Repeat only the lines below that run from the line with "Clone this chart in Bokeh." to the line with "xs = list(range(n))", ends included; skip every picture.

## [Charts and diagrams as code]
════
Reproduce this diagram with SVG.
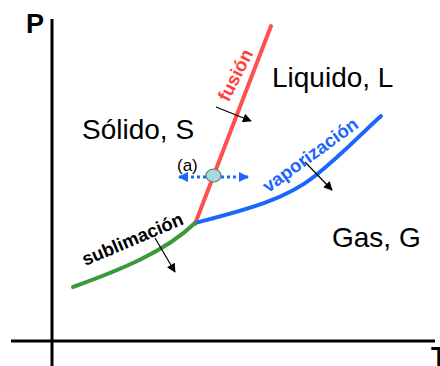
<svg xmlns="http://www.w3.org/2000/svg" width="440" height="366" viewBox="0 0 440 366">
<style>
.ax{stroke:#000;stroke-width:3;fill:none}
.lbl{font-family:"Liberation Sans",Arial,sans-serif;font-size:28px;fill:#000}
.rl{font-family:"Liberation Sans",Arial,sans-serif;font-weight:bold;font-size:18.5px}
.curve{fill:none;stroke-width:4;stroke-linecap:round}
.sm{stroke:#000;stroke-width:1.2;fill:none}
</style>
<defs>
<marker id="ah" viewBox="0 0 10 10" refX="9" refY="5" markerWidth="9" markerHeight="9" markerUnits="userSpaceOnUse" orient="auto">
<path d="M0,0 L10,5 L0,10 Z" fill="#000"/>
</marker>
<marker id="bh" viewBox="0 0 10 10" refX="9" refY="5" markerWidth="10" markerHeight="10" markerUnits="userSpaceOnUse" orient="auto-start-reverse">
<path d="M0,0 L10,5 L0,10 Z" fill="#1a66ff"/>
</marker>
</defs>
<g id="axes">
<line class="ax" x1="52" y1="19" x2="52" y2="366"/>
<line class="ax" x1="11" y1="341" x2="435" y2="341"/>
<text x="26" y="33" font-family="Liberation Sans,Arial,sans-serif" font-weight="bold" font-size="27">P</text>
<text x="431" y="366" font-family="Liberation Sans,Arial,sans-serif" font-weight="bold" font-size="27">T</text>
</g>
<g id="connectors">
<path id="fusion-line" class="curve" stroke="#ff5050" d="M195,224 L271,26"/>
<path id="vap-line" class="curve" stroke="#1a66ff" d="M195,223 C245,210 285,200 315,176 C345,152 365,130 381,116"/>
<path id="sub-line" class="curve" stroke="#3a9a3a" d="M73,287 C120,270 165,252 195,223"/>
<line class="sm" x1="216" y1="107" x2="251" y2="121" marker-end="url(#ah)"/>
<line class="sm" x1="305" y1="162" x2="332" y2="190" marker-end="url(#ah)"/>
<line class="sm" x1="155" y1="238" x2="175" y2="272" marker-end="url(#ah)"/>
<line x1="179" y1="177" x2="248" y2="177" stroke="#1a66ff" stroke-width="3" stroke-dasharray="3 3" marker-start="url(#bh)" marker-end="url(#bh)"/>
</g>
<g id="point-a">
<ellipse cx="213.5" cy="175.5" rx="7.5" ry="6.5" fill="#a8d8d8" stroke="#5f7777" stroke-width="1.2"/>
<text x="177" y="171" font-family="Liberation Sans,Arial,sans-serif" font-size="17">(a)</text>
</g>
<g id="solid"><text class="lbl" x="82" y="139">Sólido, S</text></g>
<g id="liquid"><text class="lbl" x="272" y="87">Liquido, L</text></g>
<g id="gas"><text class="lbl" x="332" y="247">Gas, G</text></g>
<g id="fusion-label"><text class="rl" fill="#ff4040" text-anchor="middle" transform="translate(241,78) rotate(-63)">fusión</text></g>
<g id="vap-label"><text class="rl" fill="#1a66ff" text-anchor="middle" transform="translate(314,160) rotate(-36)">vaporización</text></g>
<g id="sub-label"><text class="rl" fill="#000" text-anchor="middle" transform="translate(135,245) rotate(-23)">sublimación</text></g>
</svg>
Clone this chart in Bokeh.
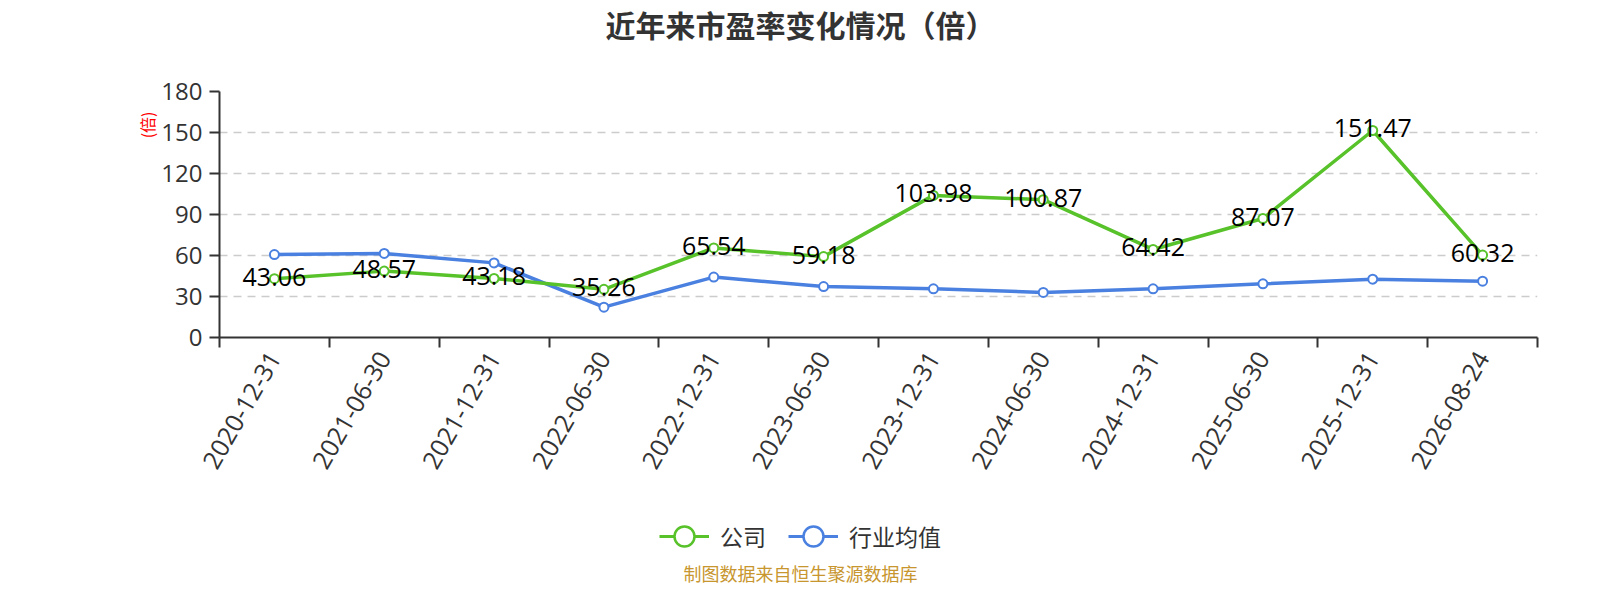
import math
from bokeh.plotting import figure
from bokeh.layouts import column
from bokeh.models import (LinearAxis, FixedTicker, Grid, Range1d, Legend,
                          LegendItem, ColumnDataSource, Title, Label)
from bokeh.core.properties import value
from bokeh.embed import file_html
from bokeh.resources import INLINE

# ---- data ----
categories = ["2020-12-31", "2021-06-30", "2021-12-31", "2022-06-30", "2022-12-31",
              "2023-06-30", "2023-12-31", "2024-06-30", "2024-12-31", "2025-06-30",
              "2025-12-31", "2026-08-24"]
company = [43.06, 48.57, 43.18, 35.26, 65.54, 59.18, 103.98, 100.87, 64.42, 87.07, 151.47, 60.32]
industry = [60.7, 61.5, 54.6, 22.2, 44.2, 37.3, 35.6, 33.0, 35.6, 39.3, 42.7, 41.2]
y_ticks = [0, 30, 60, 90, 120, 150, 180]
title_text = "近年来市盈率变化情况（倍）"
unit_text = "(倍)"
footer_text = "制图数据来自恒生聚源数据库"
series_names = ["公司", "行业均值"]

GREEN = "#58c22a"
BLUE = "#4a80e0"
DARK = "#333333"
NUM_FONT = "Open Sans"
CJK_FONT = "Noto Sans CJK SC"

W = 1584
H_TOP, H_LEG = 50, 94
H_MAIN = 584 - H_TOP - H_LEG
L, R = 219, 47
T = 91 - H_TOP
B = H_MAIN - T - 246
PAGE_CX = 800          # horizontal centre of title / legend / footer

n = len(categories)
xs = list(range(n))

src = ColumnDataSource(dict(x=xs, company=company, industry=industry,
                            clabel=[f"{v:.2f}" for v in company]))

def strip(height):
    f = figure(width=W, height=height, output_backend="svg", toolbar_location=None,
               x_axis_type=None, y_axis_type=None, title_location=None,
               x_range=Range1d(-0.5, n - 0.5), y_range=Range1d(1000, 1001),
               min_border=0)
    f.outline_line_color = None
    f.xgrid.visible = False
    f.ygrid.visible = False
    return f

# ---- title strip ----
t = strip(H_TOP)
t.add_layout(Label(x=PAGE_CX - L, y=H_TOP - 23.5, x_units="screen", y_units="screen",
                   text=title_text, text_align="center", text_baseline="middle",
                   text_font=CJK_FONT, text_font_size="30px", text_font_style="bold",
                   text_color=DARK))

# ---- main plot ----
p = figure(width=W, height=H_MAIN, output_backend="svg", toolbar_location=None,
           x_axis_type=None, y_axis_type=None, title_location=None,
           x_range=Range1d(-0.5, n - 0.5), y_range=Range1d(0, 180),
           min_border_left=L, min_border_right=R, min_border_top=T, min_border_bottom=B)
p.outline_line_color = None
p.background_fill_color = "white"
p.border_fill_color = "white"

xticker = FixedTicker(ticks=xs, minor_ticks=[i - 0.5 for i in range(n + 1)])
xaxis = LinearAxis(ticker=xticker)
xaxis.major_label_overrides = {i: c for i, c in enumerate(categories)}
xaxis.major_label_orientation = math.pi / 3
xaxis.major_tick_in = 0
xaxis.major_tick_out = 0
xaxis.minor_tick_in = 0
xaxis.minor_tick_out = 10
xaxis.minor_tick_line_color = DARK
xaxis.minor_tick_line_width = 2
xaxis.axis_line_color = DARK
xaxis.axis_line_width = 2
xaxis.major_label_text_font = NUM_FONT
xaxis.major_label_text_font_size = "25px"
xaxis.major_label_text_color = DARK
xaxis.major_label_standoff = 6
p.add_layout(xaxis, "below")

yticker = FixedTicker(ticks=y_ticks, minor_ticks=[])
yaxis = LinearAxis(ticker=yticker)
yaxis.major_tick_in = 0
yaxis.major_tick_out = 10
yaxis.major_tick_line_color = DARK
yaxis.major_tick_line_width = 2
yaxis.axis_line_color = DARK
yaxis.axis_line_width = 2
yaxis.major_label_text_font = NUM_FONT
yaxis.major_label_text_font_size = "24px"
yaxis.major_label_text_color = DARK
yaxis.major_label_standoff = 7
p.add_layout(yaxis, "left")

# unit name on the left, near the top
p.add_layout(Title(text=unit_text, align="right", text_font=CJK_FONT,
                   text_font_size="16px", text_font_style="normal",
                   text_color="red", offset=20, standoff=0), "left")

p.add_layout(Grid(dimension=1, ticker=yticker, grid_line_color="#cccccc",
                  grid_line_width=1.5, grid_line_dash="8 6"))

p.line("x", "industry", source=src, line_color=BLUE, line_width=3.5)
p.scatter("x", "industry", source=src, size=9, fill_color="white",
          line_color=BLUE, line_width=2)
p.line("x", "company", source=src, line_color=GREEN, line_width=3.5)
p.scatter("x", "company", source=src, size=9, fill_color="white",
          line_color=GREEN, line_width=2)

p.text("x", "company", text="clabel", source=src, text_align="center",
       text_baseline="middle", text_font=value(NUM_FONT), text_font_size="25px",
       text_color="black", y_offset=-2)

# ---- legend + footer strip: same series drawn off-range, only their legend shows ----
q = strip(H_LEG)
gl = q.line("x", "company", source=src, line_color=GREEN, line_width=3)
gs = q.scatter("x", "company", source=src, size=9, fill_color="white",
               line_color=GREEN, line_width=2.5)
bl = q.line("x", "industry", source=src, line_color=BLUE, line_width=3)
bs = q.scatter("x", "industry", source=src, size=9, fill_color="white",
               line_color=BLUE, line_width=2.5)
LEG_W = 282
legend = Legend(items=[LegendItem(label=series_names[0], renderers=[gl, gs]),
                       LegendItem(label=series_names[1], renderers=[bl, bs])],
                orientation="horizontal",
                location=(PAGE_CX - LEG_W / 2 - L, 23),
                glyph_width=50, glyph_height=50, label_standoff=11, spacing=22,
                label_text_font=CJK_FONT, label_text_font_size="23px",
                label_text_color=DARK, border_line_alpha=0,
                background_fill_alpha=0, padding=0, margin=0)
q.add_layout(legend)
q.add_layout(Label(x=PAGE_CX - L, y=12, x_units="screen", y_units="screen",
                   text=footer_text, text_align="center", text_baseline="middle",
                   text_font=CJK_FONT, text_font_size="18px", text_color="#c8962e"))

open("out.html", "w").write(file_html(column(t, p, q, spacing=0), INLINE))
════
## [ANSWER TO THE PROBLEM]
Clone this chart in Bokeh.
import math
from bokeh.plotting import figure
from bokeh.layouts import column
from bokeh.models import (LinearAxis, FixedTicker, Grid, Range1d, Legend,
                          LegendItem, ColumnDataSource, Title, Label)
from bokeh.core.properties import value
from bokeh.embed import file_html
from bokeh.resources import INLINE

# ---- data ----
categories = ["2020-12-31", "2021-06-30", "2021-12-31", "2022-06-30", "2022-12-31",
              "2023-06-30", "2023-12-31", "2024-06-30", "2024-12-31", "2025-06-30",
              "2025-12-31", "2026-08-24"]
company = [43.06, 48.57, 43.18, 35.26, 65.54, 59.18, 103.98, 100.87, 64.42, 87.07, 151.47, 60.32]
industry = [60.7, 61.5, 54.6, 22.2, 44.2, 37.3, 35.6, 33.0, 35.6, 39.3, 42.7, 41.2]
y_ticks = [0, 30, 60, 90, 120, 150, 180]
title_text = "近年来市盈率变化情况（倍）"
unit_text = "(倍)"
footer_text = "制图数据来自恒生聚源数据库"
series_names = ["公司", "行业均值"]

GREEN = "#58c22a"
BLUE = "#4a80e0"
DARK = "#333333"
NUM_FONT = "Open Sans"
CJK_FONT = "Noto Sans CJK SC"

W = 1584
H_TOP, H_LEG = 50, 94
H_MAIN = 584 - H_TOP - H_LEG
L, R = 219, 47
T = 91 - H_TOP
B = H_MAIN - T - 246
PAGE_CX = 800          # horizontal centre of title / legend / footer

n = len(categories)
xs = list(range(n))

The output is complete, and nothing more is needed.